→ PROBLEM REQUIREMENTS
Restate all the material verbatim, except for the pictures.

»»

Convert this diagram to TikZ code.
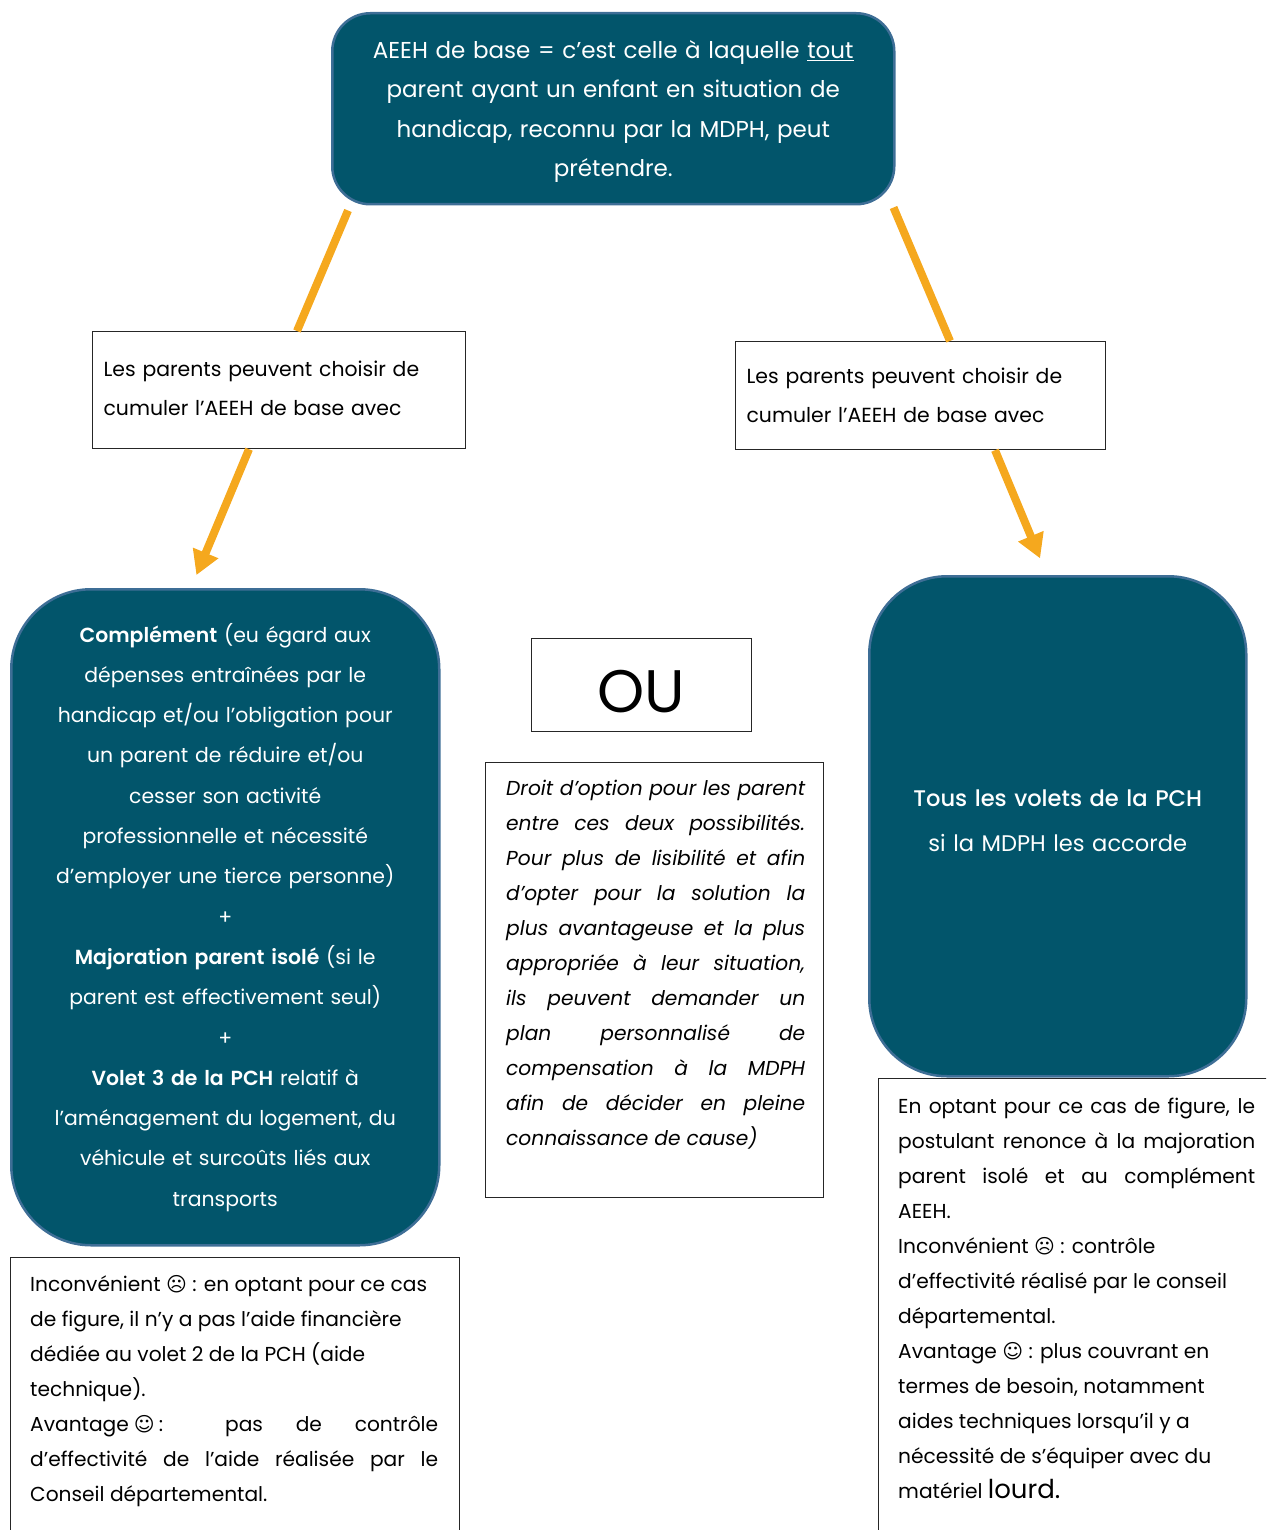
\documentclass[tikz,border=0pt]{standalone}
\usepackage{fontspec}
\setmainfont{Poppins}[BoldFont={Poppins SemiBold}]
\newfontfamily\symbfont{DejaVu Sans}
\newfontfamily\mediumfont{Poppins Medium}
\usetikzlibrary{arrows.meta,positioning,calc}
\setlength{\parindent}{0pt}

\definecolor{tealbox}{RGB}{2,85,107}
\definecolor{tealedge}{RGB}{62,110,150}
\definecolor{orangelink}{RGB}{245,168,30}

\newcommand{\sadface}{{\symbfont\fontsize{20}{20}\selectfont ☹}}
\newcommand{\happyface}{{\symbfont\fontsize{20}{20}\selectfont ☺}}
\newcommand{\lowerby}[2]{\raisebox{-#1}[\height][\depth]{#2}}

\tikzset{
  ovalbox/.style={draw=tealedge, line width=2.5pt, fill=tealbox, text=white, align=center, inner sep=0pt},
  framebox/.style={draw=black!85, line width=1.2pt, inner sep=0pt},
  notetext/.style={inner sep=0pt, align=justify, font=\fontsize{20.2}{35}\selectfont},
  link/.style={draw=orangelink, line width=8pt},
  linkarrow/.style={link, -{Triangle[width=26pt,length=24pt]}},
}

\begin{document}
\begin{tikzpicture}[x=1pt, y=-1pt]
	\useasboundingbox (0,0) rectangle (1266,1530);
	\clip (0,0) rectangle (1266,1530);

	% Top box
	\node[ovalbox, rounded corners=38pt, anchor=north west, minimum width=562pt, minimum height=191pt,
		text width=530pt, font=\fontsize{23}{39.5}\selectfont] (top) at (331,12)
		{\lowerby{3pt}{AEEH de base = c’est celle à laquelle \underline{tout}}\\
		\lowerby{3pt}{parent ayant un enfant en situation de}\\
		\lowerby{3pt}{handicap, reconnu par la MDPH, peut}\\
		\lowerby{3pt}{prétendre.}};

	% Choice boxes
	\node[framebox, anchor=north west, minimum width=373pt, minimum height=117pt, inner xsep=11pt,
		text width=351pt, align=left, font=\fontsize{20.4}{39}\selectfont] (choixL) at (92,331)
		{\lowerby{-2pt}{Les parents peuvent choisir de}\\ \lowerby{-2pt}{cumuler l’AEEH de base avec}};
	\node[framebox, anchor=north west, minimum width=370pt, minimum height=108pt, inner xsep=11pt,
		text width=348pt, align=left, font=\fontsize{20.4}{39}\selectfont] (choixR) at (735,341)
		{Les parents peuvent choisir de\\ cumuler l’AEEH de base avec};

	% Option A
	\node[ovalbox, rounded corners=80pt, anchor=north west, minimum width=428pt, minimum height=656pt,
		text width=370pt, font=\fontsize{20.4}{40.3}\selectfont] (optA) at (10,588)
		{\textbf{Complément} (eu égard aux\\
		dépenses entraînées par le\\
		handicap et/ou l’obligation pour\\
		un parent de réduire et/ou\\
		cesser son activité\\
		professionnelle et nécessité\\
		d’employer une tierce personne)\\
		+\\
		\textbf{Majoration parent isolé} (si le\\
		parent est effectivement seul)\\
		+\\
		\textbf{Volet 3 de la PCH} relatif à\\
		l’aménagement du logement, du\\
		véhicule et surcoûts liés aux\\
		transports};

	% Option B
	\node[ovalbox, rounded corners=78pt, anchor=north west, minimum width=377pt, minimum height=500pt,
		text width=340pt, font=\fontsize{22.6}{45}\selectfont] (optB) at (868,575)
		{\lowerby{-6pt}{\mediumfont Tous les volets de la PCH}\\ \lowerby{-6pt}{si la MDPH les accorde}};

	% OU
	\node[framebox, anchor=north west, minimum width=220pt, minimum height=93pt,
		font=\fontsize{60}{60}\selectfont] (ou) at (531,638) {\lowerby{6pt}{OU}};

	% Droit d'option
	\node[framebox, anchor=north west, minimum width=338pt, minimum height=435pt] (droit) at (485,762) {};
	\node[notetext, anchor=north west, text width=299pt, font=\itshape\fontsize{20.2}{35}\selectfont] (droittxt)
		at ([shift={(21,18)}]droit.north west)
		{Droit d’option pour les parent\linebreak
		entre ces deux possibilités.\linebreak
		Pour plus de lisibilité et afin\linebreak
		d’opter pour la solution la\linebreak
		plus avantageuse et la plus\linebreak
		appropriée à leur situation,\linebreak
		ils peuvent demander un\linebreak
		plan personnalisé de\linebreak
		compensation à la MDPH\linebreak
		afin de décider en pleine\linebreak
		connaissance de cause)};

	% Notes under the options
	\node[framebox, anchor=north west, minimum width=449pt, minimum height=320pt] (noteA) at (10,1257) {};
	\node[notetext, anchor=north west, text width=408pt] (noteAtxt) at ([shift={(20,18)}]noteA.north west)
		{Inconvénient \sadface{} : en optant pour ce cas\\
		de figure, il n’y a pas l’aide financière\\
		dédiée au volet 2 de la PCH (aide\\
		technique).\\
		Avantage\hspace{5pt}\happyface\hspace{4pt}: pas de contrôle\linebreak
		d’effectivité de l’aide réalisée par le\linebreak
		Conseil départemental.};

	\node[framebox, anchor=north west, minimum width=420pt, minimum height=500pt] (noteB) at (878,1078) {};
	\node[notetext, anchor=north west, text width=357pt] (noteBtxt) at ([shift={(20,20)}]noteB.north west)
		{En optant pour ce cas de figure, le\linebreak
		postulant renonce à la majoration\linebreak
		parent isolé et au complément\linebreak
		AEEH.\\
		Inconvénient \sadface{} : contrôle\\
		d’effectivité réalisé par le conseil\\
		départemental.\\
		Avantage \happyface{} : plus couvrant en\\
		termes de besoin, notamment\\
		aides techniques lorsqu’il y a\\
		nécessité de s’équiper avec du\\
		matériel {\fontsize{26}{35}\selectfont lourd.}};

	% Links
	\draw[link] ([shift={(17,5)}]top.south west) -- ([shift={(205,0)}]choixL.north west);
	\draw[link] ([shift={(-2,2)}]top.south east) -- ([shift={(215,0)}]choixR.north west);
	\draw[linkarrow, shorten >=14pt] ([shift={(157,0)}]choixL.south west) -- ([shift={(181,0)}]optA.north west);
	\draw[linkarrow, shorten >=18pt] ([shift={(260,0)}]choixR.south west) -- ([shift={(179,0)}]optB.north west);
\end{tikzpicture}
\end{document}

««

→ OUTPUT FOR THIS EXERCISE
Convert this diagram to TikZ code.
\documentclass[tikz,border=0pt]{standalone}
\usepackage{fontspec}
\setmainfont{Poppins}[BoldFont={Poppins SemiBold}]
\newfontfamily\symbfont{DejaVu Sans}
\newfontfamily\mediumfont{Poppins Medium}
\usetikzlibrary{arrows.meta,positioning,calc}
\setlength{\parindent}{0pt}

\definecolor{tealbox}{RGB}{2,85,107}
\definecolor{tealedge}{RGB}{62,110,150}
\definecolor{orangelink}{RGB}{245,168,30}

\newcommand{\sadface}{{\symbfont\fontsize{20}{20}\selectfont ☹}}
\newcommand{\happyface}{{\symbfont\fontsize{20}{20}\selectfont ☺}}
\newcommand{\lowerby}[2]{\raisebox{-#1}[\height][\depth]{#2}}

\tikzset{
  ovalbox/.style={draw=tealedge, line width=2.5pt, fill=tealbox, text=white, align=center, inner sep=0pt},
  framebox/.style={draw=black!85, line width=1.2pt, inner sep=0pt},
  notetext/.style={inner sep=0pt, align=justify, font=\fontsize{20.2}{35}\selectfont},
  link/.style={draw=orangelink, line width=8pt},
  linkarrow/.style={link, -{Triangle[width=26pt,length=24pt]}},
}

\begin{document}
\begin{tikzpicture}[x=1pt, y=-1pt]
	\useasboundingbox (0,0) rectangle (1266,1530);
	\clip (0,0) rectangle (1266,1530);

	% Top box
	\node[ovalbox, rounded corners=38pt, anchor=north west, minimum width=562pt, minimum height=191pt,
		text width=530pt, font=\fontsize{23}{39.5}\selectfont] (top) at (331,12)
		{\lowerby{3pt}{AEEH de base = c’est celle à laquelle \underline{tout}}\\
		\lowerby{3pt}{parent ayant un enfant en situation de}\\
		\lowerby{3pt}{handicap, reconnu par la MDPH, peut}\\
		\lowerby{3pt}{prétendre.}};

	% Choice boxes
	\node[framebox, anchor=north west, minimum width=373pt, minimum height=117pt, inner xsep=11pt,
		text width=351pt, align=left, font=\fontsize{20.4}{39}\selectfont] (choixL) at (92,331)
		{\lowerby{-2pt}{Les parents peuvent choisir de}\\ \lowerby{-2pt}{cumuler l’AEEH de base avec}};
	\node[framebox, anchor=north west, minimum width=370pt, minimum height=108pt, inner xsep=11pt,
		text width=348pt, align=left, font=\fontsize{20.4}{39}\selectfont] (choixR) at (735,341)
		{Les parents peuvent choisir de\\ cumuler l’AEEH de base avec};

	% Option A
	\node[ovalbox, rounded corners=80pt, anchor=north west, minimum width=428pt, minimum height=656pt,
		text width=370pt, font=\fontsize{20.4}{40.3}\selectfont] (optA) at (10,588)
		{\textbf{Complément} (eu égard aux\\
		dépenses entraînées par le\\
		handicap et/ou l’obligation pour\\
		un parent de réduire et/ou\\
		cesser son activité\\
		professionnelle et nécessité\\
		d’employer une tierce personne)\\
		+\\
		\textbf{Majoration parent isolé} (si le\\
		parent est effectivement seul)\\
		+\\
		\textbf{Volet 3 de la PCH} relatif à\\
		l’aménagement du logement, du\\
		véhicule et surcoûts liés aux\\
		transports};

	% Option B
	\node[ovalbox, rounded corners=78pt, anchor=north west, minimum width=377pt, minimum height=500pt,
		text width=340pt, font=\fontsize{22.6}{45}\selectfont] (optB) at (868,575)
		{\lowerby{-6pt}{\mediumfont Tous les volets de la PCH}\\ \lowerby{-6pt}{si la MDPH les accorde}};

	% OU
	\node[framebox, anchor=north west, minimum width=220pt, minimum height=93pt,
		font=\fontsize{60}{60}\selectfont] (ou) at (531,638) {\lowerby{6pt}{OU}};

	% Droit d'option
	\node[framebox, anchor=north west, minimum width=338pt, minimum height=435pt] (droit) at (485,762) {};
	\node[notetext, anchor=north west, text width=299pt, font=\itshape\fontsize{20.2}{35}\selectfont] (droittxt)
		at ([shift={(21,18)}]droit.north west)
		{Droit d’option pour les parent\linebreak
		entre ces deux possibilités.\linebreak
		Pour plus de lisibilité et afin\linebreak
		d’opter pour la solution la\linebreak
		plus avantageuse et la plus\linebreak
		appropriée à leur situation,\linebreak
		ils peuvent demander un\linebreak
		plan personnalisé de\linebreak
		compensation à la MDPH\linebreak
		afin de décider en pleine\linebreak
		connaissance de cause)};

	% Notes under the options
	\node[framebox, anchor=north west, minimum width=449pt, minimum height=320pt] (noteA) at (10,1257) {};
	\node[notetext, anchor=north west, text width=408pt] (noteAtxt) at ([shift={(20,18)}]noteA.north west)
		{Inconvénient \sadface{} : en optant pour ce cas\\
		de figure, il n’y a pas l’aide financière\\
		dédiée au volet 2 de la PCH (aide\\
		technique).\\
		Avantage\hspace{5pt}\happyface\hspace{4pt}: pas de contrôle\linebreak
		d’effectivité de l’aide réalisée par le\linebreak
		Conseil départemental.};

	\node[framebox, anchor=north west, minimum width=420pt, minimum height=500pt] (noteB) at (878,1078) {};
	\node[notetext, anchor=north west, text width=357pt] (noteBtxt) at ([shift={(20,20)}]noteB.north west)
		{En optant pour ce cas de figure, le\linebreak
		postulant renonce à la majoration\linebreak
		parent isolé et au complément\linebreak
		AEEH.\\
		Inconvénient \sadface{} : contrôle\\
		d’effectivité réalisé par le conseil\\
		départemental.\\
		Avantage \happyface{} : plus couvrant en\\
		termes de besoin, notamment\\
		aides techniques lorsqu’il y a\\
		nécessité de s’équiper avec du\\
		matériel {\fontsize{26}{35}\selectfont lourd.}};

	% Links
	\draw[link] ([shift={(17,5)}]top.south west) -- ([shift={(205,0)}]choixL.north west);
	\draw[link] ([shift={(-2,2)}]top.south east) -- ([shift={(215,0)}]choixR.north west);
	\draw[linkarrow, shorten >=14pt] ([shift={(157,0)}]choixL.south west) -- ([shift={(181,0)}]optA.north west);
	\draw[linkarrow, shorten >=18pt] ([shift={(260,0)}]choixR.south west) -- ([shift={(179,0)}]optB.north west);
\end{tikzpicture}
\end{document}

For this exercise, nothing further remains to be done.